レスリングとオリンピック
古代オリンピックからの伝統競技が外れることになりそうだ。商業主義オリンピックの姿が浮かび上がる。日本が強いものはどうも、ヨーロッパが弱い。ヨーロッパが弱いものはオリンピックからなくなる。オリンピックはヨーロッパのものなのだろう。ヨーロッパが弱いという事はやる人が少ないという事なのだろう。ヨーロッパ諸国は人間力が弱まり、肌を触れ合うレスリングが、肌に合わないらしい。今回のレスリングはずしは経済のことからきている。テレビの放映権、入場券の販売状況。ロンドンオリンピックの結果判断ということだろう。あの空席の意味が良く分からないオリンピックだった。オリンピックから外されると恐れていたテコンドウでは、観客動員をやっていたと思う。イギリスの妙な状況が反映している。野球やソフトボールもなくなったが、まさか古代オリンピックからの伝統的競技が無くなるとは予測できなかった。
グレコローマンスタイルという名称が泣いているだろう。オリンピックを見ていると、世界の事に気づかされる。一番でなければいけないと主張しても、一番になるのは一人であるという事を突き付けられる。一番とは何か。本来のスポーツと、オリンピックは違うと言う事を理解する必要があるようだ。レスリングが無くなるとすれば、日本の世界に対する交渉力は相当に弱い事が分かる。テコンドーや近代5種競技がオリンピック種目として、立派に存在していることを考えてみるべきだ。オリンピックから外れたので止めるなどと言う事なら、最初からやらない方がいい。レスリングが好きならやればいい。それだけのことのはずだ。オリンピックでは男女差のあるスポーツは外してゆこうとしているようだ。格闘技をやる女性が少数派で当たり前ではないか。男女差を無くすことが出来ないスポーツはいずれ外れてゆく運命のようだ。
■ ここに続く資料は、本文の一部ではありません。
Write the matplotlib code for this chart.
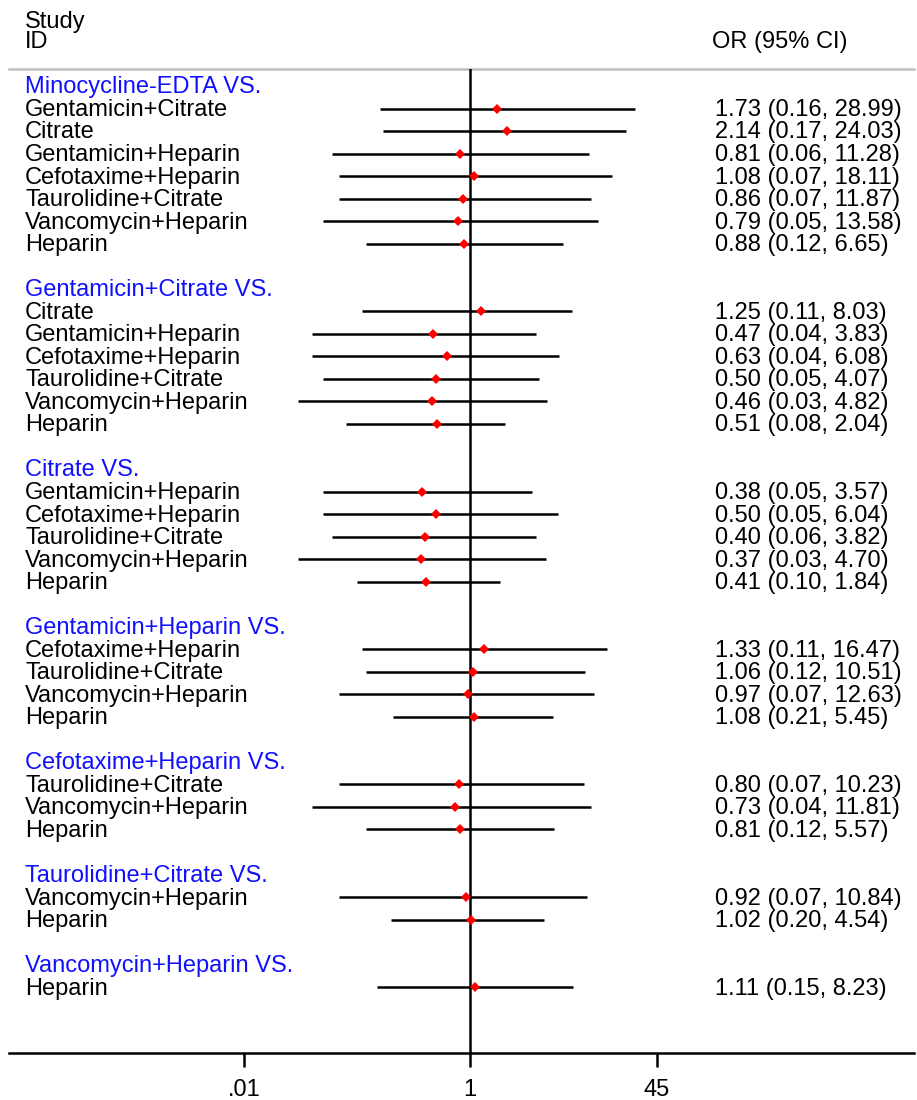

近代5種競技の内容を知っている人はいるだろうか。こんなものはオリンピックが取り上げるべき競技ではない。軍人のスポーツだ。5種目あげられる人はめったにいないはずだ。今は4種目しかやっていない事を知った。競技人口はレスリングの何十分の1だ。スポーツがオリンピックだけに傾斜していることがおかしい。IOCの委員で協議をして決めているそうだが、何故、参加国全体で公平に種目を決めないのか。15名の選ばれた人の判断では偏って当たり前である。IOCの理事の国が金メダルを取る可能性が高い競技が残る。それに加えてロビー活動。アメリカと日本で盛んなスポーツは好まれない傾向がある。両国とも選定委員ではない。これでオリンピックは東京には来ないことが決まったようなものだ。井の中の蛙日本国を痛感する。オリンピック誘致も経済効果ばかりである。経済効果が高いなら、一度やった都市は遠慮する位の気持ちを持た方がいい。
日本人は世界の情勢を知らなすぎる。今回の結果を日本いじめのように受け止める人がいる。ロビー活動の不足を嘆く向きもある。問題の根源はレスリングの除外が、寝耳に水だった点だ。世界の事を知っていれば、こんなことにはならない。補助金の確保だけに頭を使っているうちに、各競技団体が硬直化してしまったのではないか。メダル数を争うのは、ゆがんだ国が目立つ。かつてのロシア、東ドイツ、今は中国。競争で国力を誇示しようという姿は、余り見良いものではない。何故オリンピックだけに視野が狭まったか。テレビ放映の影響が強い。視聴率に動かされている。オリンピック競技でなくなれば、視聴率が取れなくなれば、レスリングの世界選手権を放映しないだろう。柔道は世界のスポーツになったが、武道としての柔道は又別物と云う気がする。他と比べて自己評価をする事を止めると言う事ではないか。競争と言う原理から抜け出なければ、本当の人間の生き方は見つからない。